How nations are building shared scientific consensus and public evaluation capacity for frontier models
Day 52 of 60
A law can only be as good as the understanding of risk underneath it. Yesterday's tiers presume someone can say what's actually dangerous. But advanced-AI risk is contested, fast-moving, and spread across labs that don't share everything. So a second layer of governance has emerged alongside the laws: international scientific coordination and national institutes whose job is to build a shared, evidence-based picture and the public capacity to test it.
Governance isn't only rules — it's capacity. The ability to evaluate a frontier model, and a consensus on what the evidence says, are public goods that no single company can supply credibly. International reports and national institutes are how states are building that capacity outside the labs being assessed.
The clearest artifact of this coordination is the International AI Safety Report — a multi-country, expert-authored effort (chaired by Yoshua Bengio) to write down the international scientific consensus on the capabilities and risks of advanced AI, for policymakers. Think of it as an IPCC-style "state of the evidence" document for AI: not advocacy, but a synthesis of what the research community can and cannot currently say.

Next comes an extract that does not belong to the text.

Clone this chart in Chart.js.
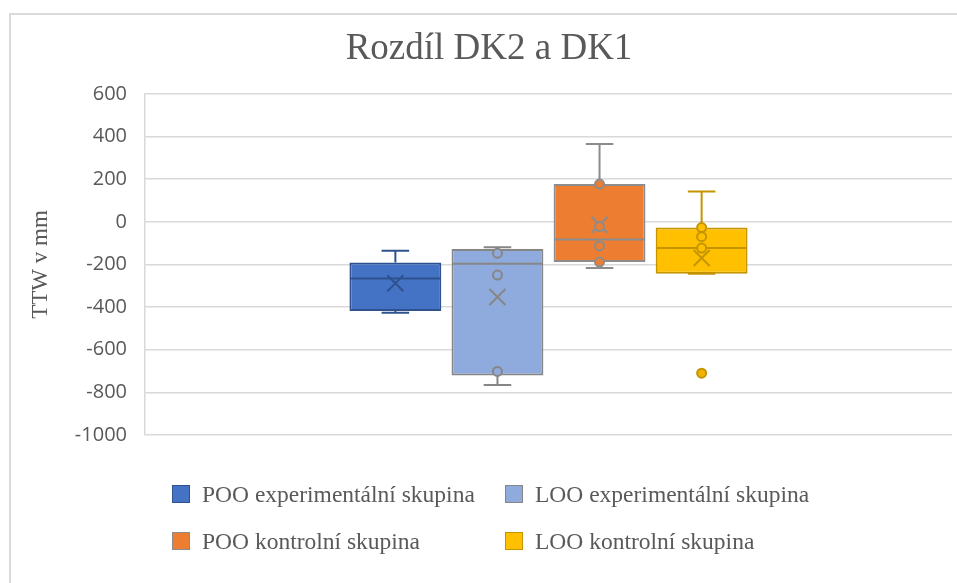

It gives regulators a neutral reference point. Instead of each government commissioning its own contested assessment — or trusting a lab's self-report — they can point to a shared scientific baseline. That makes coordinated action possible and harder to dismiss as any one actor's agenda.
It reports the state of evidence, including disagreement and uncertainty. It does not prescribe specific policy. Reading the executive summary teaches you to hold risk claims at the right confidence level — which capabilities are demonstrated, which are speculative, and where experts genuinely disagree.
Alongside the report, countries have stood up dedicated institutes to do the hands-on evaluation work. The UK AI Security Institute (formerly the AI Safety Institute) is the leading example: a government body that runs frontier-model evaluations and publishes its methods. Others have followed, and they increasingly coordinate — sharing evaluation techniques and, in some cases, testing the same models.
The evaluation craft you built in Weeks 3–5 — red-teaming, safe-refusal scorecards, robustness testing — is exactly what these institutes do, but with government standing and access. When a national institute publishes an evaluation method, it's the same discipline you've been practicing, now operating as public infrastructure.
That connection matters for incentives: when an independent, government-grade evaluator can test your model, "trust us, it's safe" stops being sufficient. Coordination changes what a lab can get away with, because the assessment no longer comes only from inside.
A novice treats "AI risk" as a single settled claim. An expert knows the real artifact is a consensus document that tracks confidence and disagreement, and that the credible evaluations increasingly come from independent national institutes, not just the labs. The altitude jump is seeing governance as the build-out of public capacity — shared evidence and shared evaluators — not merely the writing of rules.
Say this in an interview: "I track the International AI Safety Report as the closest thing we have to a scientific consensus on advanced-AI risk, and I follow the national institutes like the UK's because they're turning evaluation into public infrastructure. Independent, government-grade evals change the incentive: a lab can no longer be the only one grading its own homework."